C’est d’ailleurs exactement ce qui se passe pour Marc Torres. A mi parcours du roman, ses décisions sont toutes plus folles les unes que les autres. Lui qui n’était pas spécialement coupable du tour que prenaient les choses devient par ses actes des plus suspects. Il agit de manière incohérente et inconséquente, comme s’il était pris de folie. Ce motif je pense apparaît en filigrane à cause du contexte mis en place : une grande maison, isolée, un enfermement subi et non voulu, avec un groupe de jeunes dont Marc Torres ne voulait pas chez lui, la neige qui vient étouffer tous les bruits et qui coupe du monde. Le lecteur peut retrouver un leitmotiv que l’on trouve dans d’autres romans également avec ce huis clos. Pensons seulement à Shinning!

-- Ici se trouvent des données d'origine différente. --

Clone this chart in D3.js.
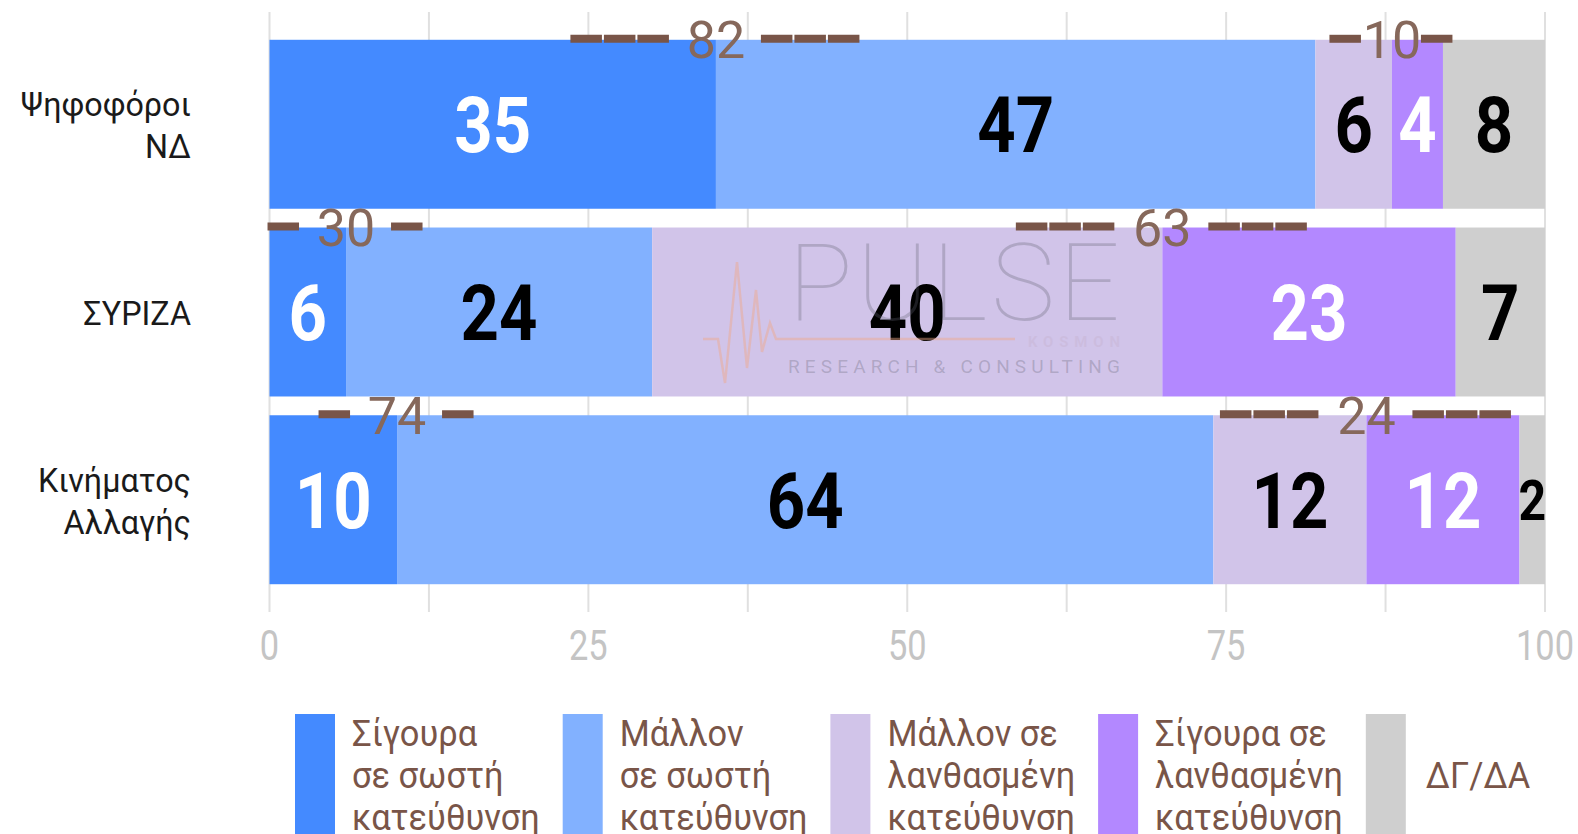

Une des forces de ce roman est de nous laisser constamment dans l’incertitude. Autant nous assistons aux efforts de Marc Torres et nous sommes soufflés par ses décisions, autant nous ne savons pas à quoi nous en tenir concernant les autres personnages. La bande de copains cristallise comme un microcosme fait de chausses trappes, de violence latente et de luttes intestines pour la popularité, pour la séduction, pour exister tout simplement. Plusieurs des garçons semblent avoir quelque chose à se reprocher, semblent ne pas être clairs ; les filles quant à elles dissimulent aussi des petits secrets qui peuvent être lourds de conséquences, entre rivalité et envie.
Au milieu de cet imbroglio, deux histoires parallèles finissent par se rejoindre : celle d’un des pères d’adolescent, personnage volage et assez détestable qui va se retrouver dans de beaux draps, et celle de jeunes adultes faisant leur service militaire. La présence de ces deux fils supplémentaires vient épicer le récit, apporte des tournants décisifs et dramatiques au thème principal et nouent un peu plus serrés les fils de la tragédie. Finalement, un enchaînement de coïncidences contribuent à placer nos héros dans des situations inextricables, et à force de mauvais choix, ils n’en sortent pas indemne.
Une chose m’a étonnée dans ce roman : de page en page, j’ai rarement vu un adolescent qui devient aussi détestable qu’Alexandre et la fin du roman a réussi à hérisser toutes les parcelles de mon être, en me donnant une sensation d’inachevé alors même que les fils principaux du récit avaient déjà tous trouvé une résolution.
Ainsi, Cinq doigts sous la neige est une très bonne lecture. Le récit a su me tenir en haleine et m’étonner assez pour que je me lamente des choix des personnages. La lecture est fluide et prenante, la fin surprenante et glaçante. C’est pour moi un bon huis clos.